In this most private of legal settings, Burlison gave us a look behind the courtroom doors to shine a light on the troubling issue.
“Unfortunately, it’s not a courtroom setting where people at the end of the day are very happy with the outcome,” Burlison said.
“I would say weekly, I have this issue,” of highly contested alienation of a parent by their child(ren), most often a teen.
“I understand it’s unfair but they do have to follow the parenting plan. I know that’s difficult for teenagers because they don’t want to be a part of this. This isn’t their doing…but completely refusing contact is something the court – we just can’t accept it – without looking into it,” Burlison said.
That’s not her opinion. It’s state law.
RSMO 452.375 states that when parents cannot agree on custody, there should be a focus on “the needs of the child for a frequent, continuing, and meaningful relationship with both parents …” and “which parent is more likely to allow the child frequent, continuing and meaningful contact with the other parent…”

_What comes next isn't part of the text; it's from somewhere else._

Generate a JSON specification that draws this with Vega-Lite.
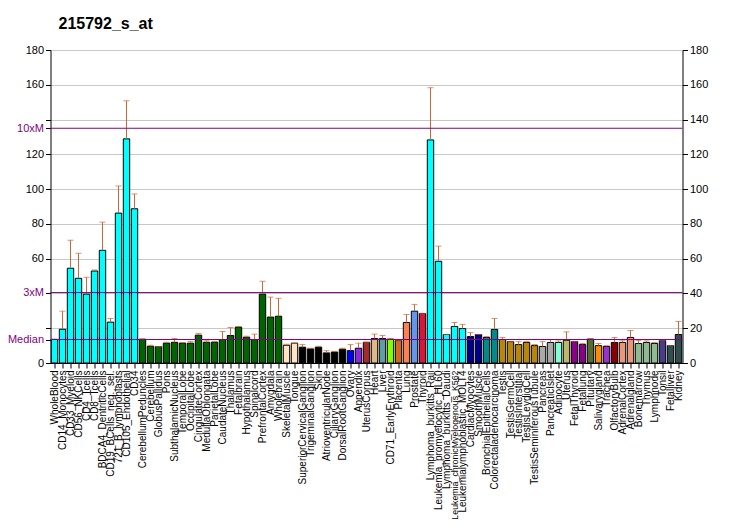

Hence, the judge has arranged for a Friday seminar with experts from the non-profit group Overcoming Barriers, who stress continuing relationships with both parents, even in cases of domestic violence.
“Our main concern is children who’ve just come through a domestic violence situation,” said abuse survivor and victims’ advocate Carolyn Deevers, in an interview earlier this week.
Deevers is among those planning to demonstrate Friday in opposition to the seminar and Overcoming Barriers.
Burlison shared the protesters’ concerns and that was the reason for the seminar, she said.
“It’s not just a ‘throw the children back in with this parent.’ That’s why we’re educating ourselves on it,” she said. “Even if there’s domestic violence, that’s not going to stop an alleged/found abuser from coming into the courtroom and wanting rights with their children. So, we still have to address it at the end of the day.”
By far, most of the cases of children refusing contact with a parent did not involve domestic violence. Domestic violence or child abuse can legally strip a parent of a relationship with their children, forever, she said.